What is anti-social behaviour?
Anti-social behaviour is classed as an act of disorder, which intimidates or frightens members of the public. The Home Office refers to sixteen categories of anti-social behaviour, ranging from littering and disputes, to more serious acts such as drug dealing and prostitution. According to figures collated by HMIC (Her Majesty’s Inspectorate Of Constabulary), the police recorded 3.3 million incidents of anti-social behaviour in 2010/11. Many, such as serious assault or criminal behaviour do require assistance from police officers. However, some, such as those involving rowdy behaviour and vandalism, could be dealt with or prevented by neighbours in the community.
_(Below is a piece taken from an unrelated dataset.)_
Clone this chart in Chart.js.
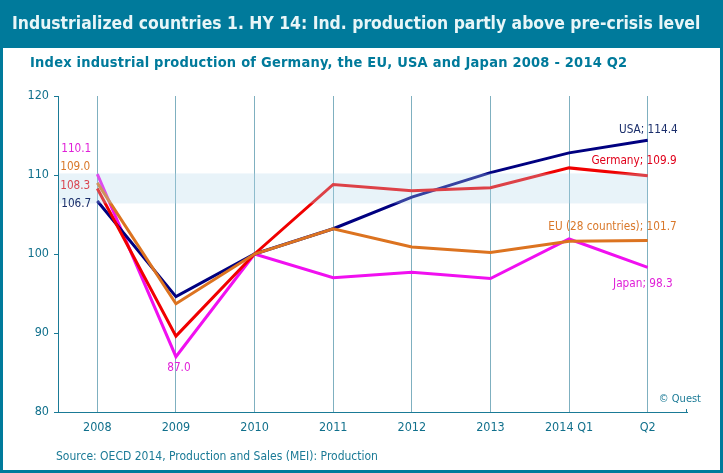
<!DOCTYPE html>
<html lang="en">
<head>
    <meta charset="UTF-8">
    <title>Industrialized countries 1. HY 14</title>
    <script src="https://cdn.jsdelivr.net/npm/chart.js"></script>
    <style>
        html, body { margin: 0; padding: 0; background: #fff; }
        canvas { display: block; }
    </style>
</head>
<body>
    <canvas id="myChart" width="723" height="473"></canvas>
    <script>
        const categories = ['2008', '2009', '2010', '2011', '2012', '2013', '2014 Q1', 'Q2'];
        const usaValues = [106.7, 94.6, 100, 103.2, 107.2, 110.3, 112.8, 114.4];
        const germanyValues = [108.3, 89.6, 100, 108.8, 108.0, 108.4, 110.9, 109.9];
        const euValues = [109.0, 93.7, 100, 103.2, 100.9, 100.2, 101.6, 101.7];
        const japanValues = [110.1, 87.0, 100, 97.0, 97.7, 96.9, 101.9, 98.3];
        const yTicks = [80, 90, 100, 110, 120];
        const bandRange = [106.4, 110.2];

        const titleText = 'Industrialized countries 1. HY 14: Ind. production partly above pre-crisis level';
        const subtitleText = 'Index industrial production of Germany, the EU, USA and Japan 2008 - 2014 Q2';
        const sourceText = 'Source: OECD 2014, Production and Sales (MEI): Production';

        const TEAL = '#007a9b';
        const TICK_TEXT = '#1a7a96';
        const LABEL_FONT = '11.7px "DejaVu Sans Condensed"';

        // Wertelabels: Position relativ zum Datenpunkt
        const pointLabels = [
            { text: '110.1', series: japanValues, i: 0, dx: -6, dy: -25, color: '#e020d8', align: 'right' },
            { text: '109.0', series: euValues, i: 0, dx: -7, dy: -16, color: '#d9782a', align: 'right' },
            { text: '108.3', series: germanyValues, i: 0, dx: -7, dy: -2, color: '#d94450', align: 'right' },
            { text: '106.7', series: usaValues, i: 0, dx: -6, dy: 3, color: '#1b2f6b', align: 'right' },
            { text: '87.0', series: japanValues, i: 1, dx: 3, dy: 11, color: '#e020d8', align: 'center' },
            { text: 'USA; 114.4', series: usaValues, i: 7, dx: 30, dy: -10, color: '#1b2f6b', align: 'right' },
            { text: 'Germany; 109.9', series: germanyValues, i: 7, dx: 29, dy: -15, color: '#e0001a', align: 'right' },
            { text: 'EU (28 countries); 101.7', series: euValues, i: 7, dx: 29, dy: -14, color: '#d9782a', align: 'right' },
            { text: 'Japan; 98.3', series: japanValues, i: 7, dx: 25, dy: 17, color: '#e020d8', align: 'right' }
        ];

        function drawText(ctx, text, x, y, font, color, align, spacing) {
            ctx.font = font;
            ctx.fillStyle = color;
            ctx.textAlign = align || 'left';
            ctx.textBaseline = 'middle';
            ctx.letterSpacing = spacing || '0px';
            ctx.fillText(text, x, y);
            ctx.letterSpacing = '0px';
        }

        // Rahmen und weisse Flaeche
        const framePlugin = {
            id: 'frame',
            beforeDraw(chart) {
                const ctx = chart.ctx;
                ctx.save();
                ctx.fillStyle = TEAL;
                ctx.fillRect(0, 0, 723, 473);
                ctx.fillStyle = '#fff';
                ctx.fillRect(3, 48, 717, 422);
                ctx.restore();
            }
        };

        // Band liegt halbtransparent ueber den Linien, danach die Texte
        const overlayPlugin = {
            id: 'overlay',
            afterDraw(chart) {
                const ctx = chart.ctx;
                const x = chart.scales.x;
                const y = chart.scales.y;
                ctx.save();

                const bandTop = y.getPixelForValue(bandRange[1]);
                const bandBottom = y.getPixelForValue(bandRange[0]);
                ctx.fillStyle = 'rgba(180, 215, 235, 0.3)';
                ctx.fillRect(x.left + 1, bandTop, x.getPixelForValue(categories.length - 1) - x.left - 1, bandBottom - bandTop);

                // kleiner Strich am Ende der x-Achse
                ctx.strokeStyle = TICK_TEXT;
                ctx.lineWidth = 1;
                ctx.beginPath();
                ctx.moveTo(x.right - 0.5, y.bottom);
                ctx.lineTo(x.right - 0.5, y.bottom - 3);
                ctx.stroke();

                drawText(ctx, titleText, 12, 24, 'bold 17.4px "DejaVu Sans Condensed"', '#e8f6f8');
                drawText(ctx, subtitleText, 30, 63, 'bold 14.5px "DejaVu Sans Condensed"', TEAL, 'left', '0.22px');
                drawText(ctx, sourceText, 56, 457, '12px "DejaVu Sans Condensed"', TICK_TEXT);
                drawText(ctx, '© Quest', 701, 399, '11px "DejaVu Sans Condensed"', TICK_TEXT, 'right');

                pointLabels.forEach(l => {
                    const px = x.getPixelForValue(l.i);
                    const py = y.getPixelForValue(l.series[l.i]);
                    drawText(ctx, l.text, px + l.dx, py + l.dy, LABEL_FONT, l.color, l.align);
                });
                ctx.restore();
            }
        };

        function lineSet(label, values, color) {
            return {
                label: label,
                data: values,
                borderColor: color,
                backgroundColor: color,
                borderWidth: 3,
                pointRadius: 0,
                tension: 0,
                fill: false
            };
        }

        new Chart(document.getElementById('myChart').getContext('2d'), {
            type: 'line',
            data: {
                labels: categories,
                datasets: [
                    // erster Eintrag liegt oben
                    lineSet('EU (28 countries)', euValues, '#dc7320'),
                    lineSet('Germany', germanyValues, '#f00000'),
                    lineSet('USA', usaValues, '#000080'),
                    lineSet('Japan', japanValues, '#f010f0')
                ]
            },
            options: {
                responsive: false,
                animation: false,
                devicePixelRatio: 1,
                layout: { padding: { top: 96, right: 36, left: 0, bottom: 0 } },
                plugins: { legend: { display: false }, tooltip: { enabled: false } },
                scales: {
                    x: {
                        offset: true,
                        afterFit(scale) { scale.height = 61; },
                        border: { color: TICK_TEXT, width: 1 },
                        grid: { color: '#7fb0c0', lineWidth: 1, tickLength: 0 },
                        ticks: {
                            color: '#11708c',
                            padding: 8,
                            maxRotation: 0,
                            font: { family: '"DejaVu Sans Condensed"', size: 12.5 }
                        }
                    },
                    y: {
                        min: 80,
                        max: 120,
                        afterFit(scale) { scale.width = 58; },
                        afterBuildTicks(scale) { scale.ticks = yTicks.map(v => ({ value: v })); },
                        border: { color: TICK_TEXT, width: 1 },
                        grid: { drawOnChartArea: false, color: TICK_TEXT, tickLength: 4 },
                        ticks: {
                            color: '#11708c',
                            padding: 5,
                            font: { family: '"DejaVu Sans Condensed"', size: 12.5 }
                        }
                    }
                }
            },
            plugins: [framePlugin, overlayPlugin]
        });
    </script>
</body>
</html>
Many people in the UK will not get involved when faced with an anti-social behaviour situation. Some don’t want to intervene because they are too frightened, lack confidence, or do not know what to do. However, 60% of Germans admit they would intervene to stop a gang of children vandalising a bus shelter – whereas only 30% of British people say they would – the lowest response out of the six European countries surveyed (ADT, 2006). And these attitudes need to change so we can build a stronger society.
It’s important to remember that you’re not necessarily going to get hurt or be prosecuted for intervening. The media often reports the death of a ‘good Samaritan’, but if you can assess and respond to the risks of a situation, you can identify how to defuse it safely and quickly, without getting hurt.